The founder of a company that provides software for copying protected DVDs promised Monday to fight a California district court decision preventing 321 Studios from distributing its DVD-ripping technology. Rob Moore, president of 321, said during a news conference that he fully intends to comply with the order of Judge Susan Illston by removing the ripping features from 321's line of DVD X Copy products if the company is unsuccessful in obtaining a stay of Illston's decision by later this week--but that regardless of that outcome, the company will appeal the ruling.
Moore says the decision misinterprets the Digital Millennium Copyright Act, which he said was intended to prevent copyright-infringing activities. Illston's ruling, he says, condemns legitimate tools that are designed for legal fair-use purposes. "This is like outlawing the automobile because people use it for speeding or outlawing the crowbar because people use it for an infringing purpose," Moore says. "This is a slippery slope."
The suit represents a counterclaim from the major movie studios, which contend that 321 Studios' software is used to decode the "contents scramble system" technology that protects many encrypted DVDs, thus violating the copyright act. 321 Studios had filed suit against the studios in April 2002, seeking clarification on the language of the act and confirmation that consumers who buy DVDs are entitled to make personal backup copies.

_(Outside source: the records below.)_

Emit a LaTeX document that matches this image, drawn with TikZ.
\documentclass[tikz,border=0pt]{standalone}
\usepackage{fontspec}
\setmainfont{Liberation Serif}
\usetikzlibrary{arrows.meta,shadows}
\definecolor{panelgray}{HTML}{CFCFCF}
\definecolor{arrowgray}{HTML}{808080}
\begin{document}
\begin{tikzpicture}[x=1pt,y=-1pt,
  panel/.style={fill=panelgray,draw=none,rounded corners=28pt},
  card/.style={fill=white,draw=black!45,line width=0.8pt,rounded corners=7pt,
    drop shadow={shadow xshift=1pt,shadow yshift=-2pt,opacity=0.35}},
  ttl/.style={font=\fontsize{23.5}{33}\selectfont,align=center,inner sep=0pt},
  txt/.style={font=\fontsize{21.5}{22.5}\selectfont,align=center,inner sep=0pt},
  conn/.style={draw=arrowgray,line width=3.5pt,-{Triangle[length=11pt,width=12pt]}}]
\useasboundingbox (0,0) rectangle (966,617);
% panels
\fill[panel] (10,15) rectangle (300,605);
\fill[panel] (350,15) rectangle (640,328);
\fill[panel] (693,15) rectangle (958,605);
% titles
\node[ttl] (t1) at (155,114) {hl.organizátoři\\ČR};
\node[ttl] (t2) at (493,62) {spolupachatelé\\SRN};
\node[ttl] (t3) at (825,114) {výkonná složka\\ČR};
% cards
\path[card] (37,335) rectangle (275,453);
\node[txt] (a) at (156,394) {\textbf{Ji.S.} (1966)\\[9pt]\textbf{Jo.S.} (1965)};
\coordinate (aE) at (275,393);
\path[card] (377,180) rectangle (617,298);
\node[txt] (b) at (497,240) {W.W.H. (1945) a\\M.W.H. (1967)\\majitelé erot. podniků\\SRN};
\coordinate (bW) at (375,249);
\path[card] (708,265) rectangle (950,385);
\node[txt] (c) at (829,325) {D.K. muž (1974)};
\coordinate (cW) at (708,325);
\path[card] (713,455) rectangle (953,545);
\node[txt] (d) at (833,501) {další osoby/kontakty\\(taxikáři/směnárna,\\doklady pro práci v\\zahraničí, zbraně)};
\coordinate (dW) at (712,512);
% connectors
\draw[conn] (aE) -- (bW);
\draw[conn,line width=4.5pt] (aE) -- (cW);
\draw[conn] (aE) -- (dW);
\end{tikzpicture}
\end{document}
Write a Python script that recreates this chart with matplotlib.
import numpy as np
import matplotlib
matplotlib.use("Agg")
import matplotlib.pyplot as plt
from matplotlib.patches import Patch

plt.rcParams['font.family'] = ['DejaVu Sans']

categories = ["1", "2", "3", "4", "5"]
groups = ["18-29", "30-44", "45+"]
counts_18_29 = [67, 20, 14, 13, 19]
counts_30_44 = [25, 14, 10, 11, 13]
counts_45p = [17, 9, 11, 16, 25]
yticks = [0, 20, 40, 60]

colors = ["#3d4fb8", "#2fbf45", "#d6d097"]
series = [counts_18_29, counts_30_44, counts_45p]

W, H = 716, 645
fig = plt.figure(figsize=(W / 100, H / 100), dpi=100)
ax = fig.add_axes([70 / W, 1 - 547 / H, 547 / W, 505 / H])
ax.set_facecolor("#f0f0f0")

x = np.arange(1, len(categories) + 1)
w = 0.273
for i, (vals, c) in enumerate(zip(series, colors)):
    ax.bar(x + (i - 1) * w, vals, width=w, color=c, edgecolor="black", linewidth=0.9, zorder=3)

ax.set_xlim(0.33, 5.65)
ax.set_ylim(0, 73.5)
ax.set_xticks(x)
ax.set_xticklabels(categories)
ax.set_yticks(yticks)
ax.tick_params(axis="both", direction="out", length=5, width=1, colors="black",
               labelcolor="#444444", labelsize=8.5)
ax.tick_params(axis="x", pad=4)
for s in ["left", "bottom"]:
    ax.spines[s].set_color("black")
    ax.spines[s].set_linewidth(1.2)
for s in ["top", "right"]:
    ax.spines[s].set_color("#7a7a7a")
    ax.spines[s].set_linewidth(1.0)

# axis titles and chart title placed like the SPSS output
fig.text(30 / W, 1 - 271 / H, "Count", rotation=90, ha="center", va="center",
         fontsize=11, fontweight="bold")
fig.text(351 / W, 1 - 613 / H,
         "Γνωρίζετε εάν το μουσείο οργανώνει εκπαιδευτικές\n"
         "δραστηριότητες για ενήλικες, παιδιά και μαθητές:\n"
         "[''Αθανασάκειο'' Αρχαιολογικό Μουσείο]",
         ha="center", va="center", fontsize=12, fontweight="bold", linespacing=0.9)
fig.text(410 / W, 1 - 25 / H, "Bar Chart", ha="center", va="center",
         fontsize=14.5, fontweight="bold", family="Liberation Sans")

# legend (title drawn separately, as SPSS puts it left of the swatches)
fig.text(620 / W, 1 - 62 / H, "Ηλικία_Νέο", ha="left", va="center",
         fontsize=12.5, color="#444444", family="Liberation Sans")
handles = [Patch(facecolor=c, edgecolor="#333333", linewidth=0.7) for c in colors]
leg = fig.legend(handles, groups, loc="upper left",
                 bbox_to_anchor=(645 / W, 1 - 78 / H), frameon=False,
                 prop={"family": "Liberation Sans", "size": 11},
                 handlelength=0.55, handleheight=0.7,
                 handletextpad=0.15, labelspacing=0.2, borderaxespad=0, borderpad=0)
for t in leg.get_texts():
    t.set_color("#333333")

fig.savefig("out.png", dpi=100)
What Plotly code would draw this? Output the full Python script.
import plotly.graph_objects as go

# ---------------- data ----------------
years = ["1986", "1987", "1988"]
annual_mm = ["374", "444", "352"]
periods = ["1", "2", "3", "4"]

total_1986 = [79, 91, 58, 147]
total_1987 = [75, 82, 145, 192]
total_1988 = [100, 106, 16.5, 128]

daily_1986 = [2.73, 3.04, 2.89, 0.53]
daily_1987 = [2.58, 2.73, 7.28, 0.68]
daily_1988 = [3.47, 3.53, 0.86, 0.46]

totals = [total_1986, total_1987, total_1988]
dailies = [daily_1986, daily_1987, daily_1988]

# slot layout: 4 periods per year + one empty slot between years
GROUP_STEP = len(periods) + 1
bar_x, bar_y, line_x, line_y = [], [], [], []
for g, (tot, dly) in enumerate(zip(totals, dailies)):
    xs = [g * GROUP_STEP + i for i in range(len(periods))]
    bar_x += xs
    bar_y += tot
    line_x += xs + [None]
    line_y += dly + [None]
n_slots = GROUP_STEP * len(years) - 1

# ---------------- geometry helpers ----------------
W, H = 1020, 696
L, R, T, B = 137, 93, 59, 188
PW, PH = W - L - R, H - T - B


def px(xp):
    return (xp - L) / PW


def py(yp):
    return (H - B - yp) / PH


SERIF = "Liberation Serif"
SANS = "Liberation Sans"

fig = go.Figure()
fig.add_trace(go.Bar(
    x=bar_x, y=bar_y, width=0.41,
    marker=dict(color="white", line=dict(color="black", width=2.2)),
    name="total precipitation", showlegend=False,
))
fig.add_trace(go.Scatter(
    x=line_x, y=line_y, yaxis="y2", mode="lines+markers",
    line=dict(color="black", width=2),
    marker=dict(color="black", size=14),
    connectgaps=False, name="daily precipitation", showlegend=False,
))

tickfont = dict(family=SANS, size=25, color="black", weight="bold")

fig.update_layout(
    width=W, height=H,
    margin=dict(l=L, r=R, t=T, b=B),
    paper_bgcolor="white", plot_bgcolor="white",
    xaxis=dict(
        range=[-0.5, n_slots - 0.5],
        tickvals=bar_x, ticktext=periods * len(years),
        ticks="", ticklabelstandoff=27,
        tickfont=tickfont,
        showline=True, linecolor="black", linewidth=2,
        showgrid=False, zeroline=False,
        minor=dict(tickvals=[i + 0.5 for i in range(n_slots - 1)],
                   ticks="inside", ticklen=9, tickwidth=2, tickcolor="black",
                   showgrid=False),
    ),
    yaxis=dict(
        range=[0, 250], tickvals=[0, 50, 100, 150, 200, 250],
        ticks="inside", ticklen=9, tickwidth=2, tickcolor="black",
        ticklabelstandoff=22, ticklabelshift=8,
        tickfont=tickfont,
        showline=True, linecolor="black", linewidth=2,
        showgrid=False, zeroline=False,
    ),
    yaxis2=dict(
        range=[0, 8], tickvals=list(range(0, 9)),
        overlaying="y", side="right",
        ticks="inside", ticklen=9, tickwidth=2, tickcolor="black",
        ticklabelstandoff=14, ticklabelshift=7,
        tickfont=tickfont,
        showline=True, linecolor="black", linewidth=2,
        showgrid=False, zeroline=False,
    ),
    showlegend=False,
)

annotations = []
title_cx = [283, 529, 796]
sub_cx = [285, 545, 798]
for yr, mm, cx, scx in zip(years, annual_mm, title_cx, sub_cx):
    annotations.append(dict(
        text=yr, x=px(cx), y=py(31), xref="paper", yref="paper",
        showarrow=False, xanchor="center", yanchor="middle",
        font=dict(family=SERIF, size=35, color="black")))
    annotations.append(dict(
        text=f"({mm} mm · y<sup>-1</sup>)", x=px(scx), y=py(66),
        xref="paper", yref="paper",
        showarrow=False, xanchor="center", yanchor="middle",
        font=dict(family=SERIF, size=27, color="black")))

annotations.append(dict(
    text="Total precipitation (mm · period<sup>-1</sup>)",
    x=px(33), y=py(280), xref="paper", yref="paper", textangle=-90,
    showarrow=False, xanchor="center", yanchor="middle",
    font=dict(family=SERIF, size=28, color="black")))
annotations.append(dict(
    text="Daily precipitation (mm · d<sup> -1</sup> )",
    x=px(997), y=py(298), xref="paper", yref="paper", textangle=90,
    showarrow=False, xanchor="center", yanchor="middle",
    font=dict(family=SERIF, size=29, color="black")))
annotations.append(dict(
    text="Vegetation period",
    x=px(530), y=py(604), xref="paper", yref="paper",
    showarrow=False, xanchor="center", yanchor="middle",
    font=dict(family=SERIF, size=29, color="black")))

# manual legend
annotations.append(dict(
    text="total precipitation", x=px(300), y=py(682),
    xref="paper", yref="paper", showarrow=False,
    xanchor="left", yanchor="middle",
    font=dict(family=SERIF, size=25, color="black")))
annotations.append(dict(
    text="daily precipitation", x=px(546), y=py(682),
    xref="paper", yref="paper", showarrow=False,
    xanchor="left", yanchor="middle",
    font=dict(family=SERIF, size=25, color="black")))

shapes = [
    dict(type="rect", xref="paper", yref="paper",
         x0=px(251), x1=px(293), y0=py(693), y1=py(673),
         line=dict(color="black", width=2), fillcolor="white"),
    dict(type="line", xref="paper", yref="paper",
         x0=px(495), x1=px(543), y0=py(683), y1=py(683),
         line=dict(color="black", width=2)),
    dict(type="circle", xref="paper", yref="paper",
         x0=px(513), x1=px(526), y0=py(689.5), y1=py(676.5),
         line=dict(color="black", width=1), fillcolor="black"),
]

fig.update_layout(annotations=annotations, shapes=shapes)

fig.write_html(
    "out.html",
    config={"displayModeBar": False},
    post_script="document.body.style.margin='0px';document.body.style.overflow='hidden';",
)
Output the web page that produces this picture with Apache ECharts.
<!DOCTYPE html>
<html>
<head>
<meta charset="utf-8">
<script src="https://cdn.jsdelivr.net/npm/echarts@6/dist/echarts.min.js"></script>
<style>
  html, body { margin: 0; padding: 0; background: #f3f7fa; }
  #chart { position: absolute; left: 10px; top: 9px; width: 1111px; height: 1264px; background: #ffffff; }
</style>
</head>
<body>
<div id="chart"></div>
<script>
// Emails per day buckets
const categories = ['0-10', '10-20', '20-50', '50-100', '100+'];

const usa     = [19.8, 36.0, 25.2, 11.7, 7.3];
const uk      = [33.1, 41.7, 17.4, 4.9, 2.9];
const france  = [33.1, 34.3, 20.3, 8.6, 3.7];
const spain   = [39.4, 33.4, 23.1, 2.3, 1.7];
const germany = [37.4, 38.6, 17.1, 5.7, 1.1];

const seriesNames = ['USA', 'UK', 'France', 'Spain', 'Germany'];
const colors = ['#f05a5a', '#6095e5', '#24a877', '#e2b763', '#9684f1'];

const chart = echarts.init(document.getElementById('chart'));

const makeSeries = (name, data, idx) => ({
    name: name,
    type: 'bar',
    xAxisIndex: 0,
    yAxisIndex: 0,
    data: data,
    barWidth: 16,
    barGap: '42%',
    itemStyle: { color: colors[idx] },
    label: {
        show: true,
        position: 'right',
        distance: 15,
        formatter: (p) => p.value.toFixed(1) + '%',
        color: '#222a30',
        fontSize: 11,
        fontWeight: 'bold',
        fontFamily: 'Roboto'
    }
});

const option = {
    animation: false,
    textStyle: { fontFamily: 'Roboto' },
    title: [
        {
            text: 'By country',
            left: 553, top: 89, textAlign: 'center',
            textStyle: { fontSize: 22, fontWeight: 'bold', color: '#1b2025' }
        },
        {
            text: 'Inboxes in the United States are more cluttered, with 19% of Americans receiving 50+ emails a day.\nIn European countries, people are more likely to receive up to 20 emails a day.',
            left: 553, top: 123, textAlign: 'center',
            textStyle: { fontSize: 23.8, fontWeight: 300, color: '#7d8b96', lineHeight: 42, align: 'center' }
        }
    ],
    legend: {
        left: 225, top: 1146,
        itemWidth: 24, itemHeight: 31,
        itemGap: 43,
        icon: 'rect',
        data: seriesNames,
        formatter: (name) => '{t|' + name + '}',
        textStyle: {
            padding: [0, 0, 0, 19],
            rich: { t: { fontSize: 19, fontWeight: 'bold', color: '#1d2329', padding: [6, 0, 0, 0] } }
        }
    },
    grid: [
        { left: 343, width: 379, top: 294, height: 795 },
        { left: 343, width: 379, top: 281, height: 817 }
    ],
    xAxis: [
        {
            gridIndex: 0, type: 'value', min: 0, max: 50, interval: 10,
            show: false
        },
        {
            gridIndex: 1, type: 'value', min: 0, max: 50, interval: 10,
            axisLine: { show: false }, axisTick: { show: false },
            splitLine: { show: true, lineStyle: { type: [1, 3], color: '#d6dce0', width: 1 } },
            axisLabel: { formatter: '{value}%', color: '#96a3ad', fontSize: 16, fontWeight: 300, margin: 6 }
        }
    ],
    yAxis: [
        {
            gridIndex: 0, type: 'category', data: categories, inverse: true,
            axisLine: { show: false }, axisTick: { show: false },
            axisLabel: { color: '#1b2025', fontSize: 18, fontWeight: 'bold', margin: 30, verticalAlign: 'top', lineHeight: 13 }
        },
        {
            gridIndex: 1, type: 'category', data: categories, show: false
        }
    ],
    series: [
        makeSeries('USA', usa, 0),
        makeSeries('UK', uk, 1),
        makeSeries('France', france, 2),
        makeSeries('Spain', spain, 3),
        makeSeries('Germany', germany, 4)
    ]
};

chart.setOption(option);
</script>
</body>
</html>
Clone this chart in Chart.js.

The section of the act in question prohibits the distribution of any technology that "is primarily designed or produced for the purpose of circumventing protection afforded by a technological measure that effectively protects a right of a copyright owner under this title in a work or a portion thereof."
During Monday's news conference, Moore argued that even if 321's products can be used to create pirated copies of copyrighted DVDs, the software is designed to let consumers make copies of their movies for their own use--to play on devices with different formats or to broadcast over a home network, for instance. He also argued that software for circumventing the contents scramble system is abundantly available on the Internet and that creating personal backup copies of DVDs is considered fair use under copyright laws.
Moore said he didn't envision having a legal battle with Hollywood when he started 321 Studios in his St. Louis home, but he's prepared to exhaust his financial resources to ensure that consumers can copy and use the DVDs they purchase for personal use. "It's cost a lot," he says, "but it's going to cost us a lot more as a society if we don't effect a change."